[buug] hardware load balancing vs software

Stefan Lasiewski flarg at flarg.org
Fri Aug 27 22:21:02 PDT 2004


--- johnd <john at jjdev.com> wrote:

> at my company we have a 'web-switch'
>
> for one example...traffic comes in and it balances bewteen two 
> apache servers
>
> each apache load balances across 4 tomcat servers...
> 
> Wouldn't it be better to just have the webswitch do all the load balancing?

What is the goal? Simplicity or speed? Removing the Apaches will certainly
simplify the network, but then you will lose the power of Apache and might
dump more processing on Tomcat, which might slow everything down.

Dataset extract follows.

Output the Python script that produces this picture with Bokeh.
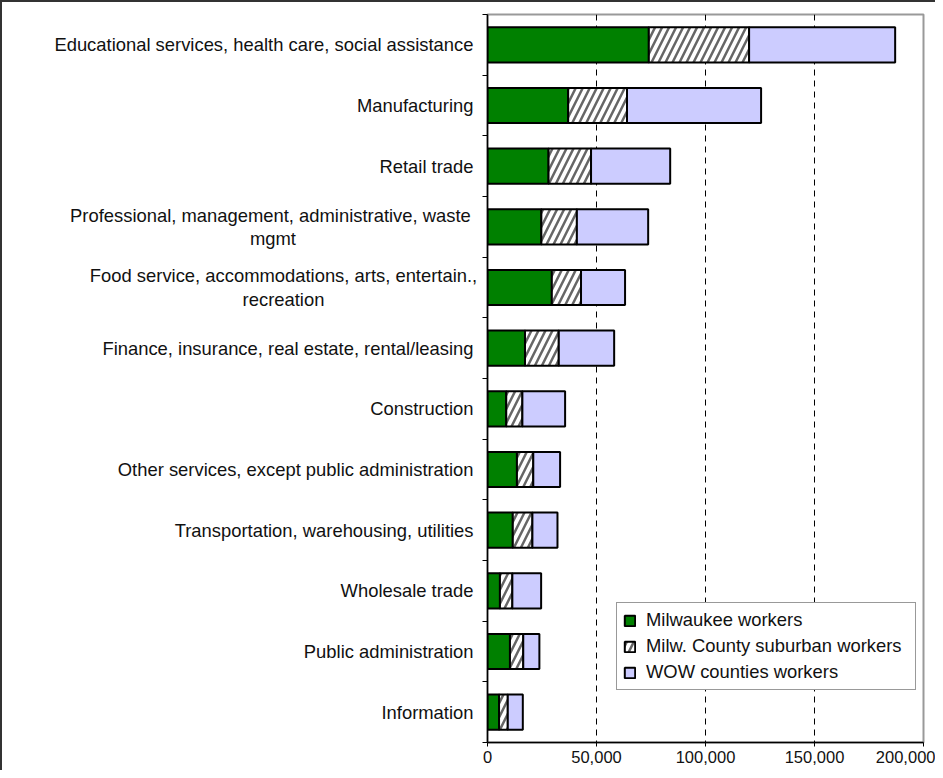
from bokeh.plotting import figure
from bokeh.layouts import row
from bokeh.models import ColumnDataSource, Range1d, FixedTicker, NumeralTickFormatter, Legend, LegendItem
from bokeh.core.properties import value
from bokeh.embed import file_html
from bokeh.resources import INLINE

categories = [
    "Educational services, health care, social assistance",
    "Manufacturing",
    "Retail trade",
    "Professional, management, administrative,  waste\nmgmt",
    "Food service, accommodations, arts, entertain.,\nrecreation",
    "Finance, insurance, real estate, rental/leasing",
    "Construction",
    "Other services, except public administration",
    "Transportation, warehousing, utilities",
    "Wholesale trade",
    "Public administration",
    "Information",
]
milwaukee = [74000, 37000, 28000, 24700, 29500, 17200, 8600, 13500, 11600, 5700, 10300, 5300]
suburban = [46000, 27000, 19500, 16300, 13400, 15500, 7400, 7500, 9000, 5700, 6100, 4000]
wow = [67000, 61500, 36300, 32700, 20200, 25400, 19600, 12300, 11500, 13200, 7400, 6900]
series_names = ["Milwaukee workers", "Milw. County suburban workers", "WOW counties workers"]
x_ticks = [0, 50000, 100000, 150000, 200000]

n = len(categories)
ypos = [i + 0.5 for i in range(n)]
src = ColumnDataSource(dict(y=ypos, mil=milwaukee, sub=suburban, wow=wow))

FONT = "Liberation Sans"
LABEL_SIZE = "18.4px"
TOP, BOTTOM, FRAME_H = 12, 28, 728
LAB_W = 479

y_range = Range1d(n, 0)

# ---- category label panel (left) ----
lab = figure(width=LAB_W, height=TOP + FRAME_H + BOTTOM, title=None, output_backend="svg",
             toolbar_location=None, x_range=Range1d(0, LAB_W), y_range=y_range,
             min_border_left=0, min_border_right=0, min_border_top=TOP, min_border_bottom=BOTTOM)
lab.axis.visible = False
lab.grid.visible = False
lab.outline_line_color = None

single = [i for i, c in enumerate(categories) if "\n" not in c]
multi = [i for i, c in enumerate(categories) if "\n" in c]
RIGHT_EDGE = 471
MULTI_CENTRE = {3: 270.5, 4: 281}
lab.text(x=[RIGHT_EDGE] * len(single), y=[ypos[i] for i in single], text=[categories[i] for i in single],
         text_align="right", text_baseline="middle", text_font=value(FONT),
         text_font_size=value(LABEL_SIZE), text_color="#111111")
lab.text(x=[MULTI_CENTRE[i] for i in multi], y=[ypos[i] for i in multi], text=[categories[i] for i in multi],
         text_align="center", text_baseline="middle", text_font=value(FONT),
         text_font_size=value(LABEL_SIZE), text_color="#111111", text_line_height=1.1)

# ---- bar chart ----
p = figure(frame_width=436, frame_height=FRAME_H, title=None, output_backend="svg", toolbar_location=None,
           x_range=Range1d(0, 200000), y_range=y_range,
           min_border_left=6, min_border_right=12, min_border_top=TOP, min_border_bottom=BOTTOM)

renderers = p.hbar_stack(["mil", "sub", "wow"], y="y", height=0.58, source=src,
                         fill_color=["#008000", "#ffffff", "#ccccff"],
                         line_color="black", line_width=2,
                         hatch_pattern=[" ", "/", " "], hatch_color="#666666",
                         hatch_weight=2.5, hatch_scale=14)

p.grid.visible = False
p.xgrid.visible = True
p.xgrid.ticker = FixedTicker(ticks=[50000, 100000, 150000])
p.xgrid.grid_line_color = "black"
p.xgrid.grid_line_dash = "6 5"
p.xgrid.grid_line_width = 1

p.outline_line_color = "#999999"
p.outline_line_width = 2
p.background_fill_color = "white"

xa = p.xaxis[0]
xa.ticker = FixedTicker(ticks=x_ticks)
xa.formatter = NumeralTickFormatter(format="0,0")
xa.major_label_text_font = FONT
xa.major_label_text_font_size = "16.5px"
xa.major_label_text_color = "#111111"
xa.axis_line_color = "black"
xa.axis_line_width = 1.5
xa.major_tick_out = 4
xa.major_tick_in = 0
xa.minor_tick_line_color = None
xa.major_label_standoff = 4

# y axis: only the boundary tick marks (labels live in the left panel)
ya = p.yaxis[0]
ya.ticker = FixedTicker(ticks=[], minor_ticks=list(range(n + 1)))
ya.major_label_standoff = 0
ya.major_tick_line_color = None
ya.major_tick_out = 0
ya.major_tick_in = 0
ya.minor_tick_out = 5
ya.minor_tick_in = 0
ya.minor_tick_line_color = "black"
ya.axis_line_color = "black"
ya.axis_line_width = 1.5

legend = Legend(items=[LegendItem(label=nm, renderers=[r]) for nm, r in zip(series_names, renderers)],
                location=(129, 52), label_text_font=FONT, label_text_font_size=LABEL_SIZE,
                label_text_color="#111111", glyph_width=13, glyph_height=13, label_standoff=10,
                label_height=22, label_width=263, spacing=4, padding=6, margin=0,
                border_line_color="#333333", border_line_width=1,
                background_fill_color="white", background_fill_alpha=1)
p.add_layout(legend)

layout = row(lab, p)
layout.styles = {"border-left": "2px solid #333333", "border-top": "2px solid #333333"}

open("out.html", "w").write(file_html(layout, INLINE))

Also, the webswitch will do the load balancing regardless if it's talking to
Apache or Tomcat, right?

In most networks, Apache really doesn't add much to the latency. The
load-balancing algorithm is pretty simple-- I think the module polls the
Tomcats once per minute or if there is a timeout.

> either by going straight to the tomcats (we proxy %100 of the traffic)

Plenty of people run their sites directly off tomcat, but I'm not sure if the
HTTP engine within Tomcat is intended to be an efficient HTTP server. Also,
are you sure you want Tomcat to handle the images and flat html files? It's
often more efficient to let Apache handle the static content and let Tomcat
deal with the dynamic JSPs.
 
> or if we need apache, to have 8 instances of apache..or a multiple of that
> running virtual hosts?
> 
> maybe two apache servers for redundancy each one running 4 virt hosts
> 
> basically what I'm curious about is if we have a hardware loadbalancer
> do we need to do more software loadbalancing?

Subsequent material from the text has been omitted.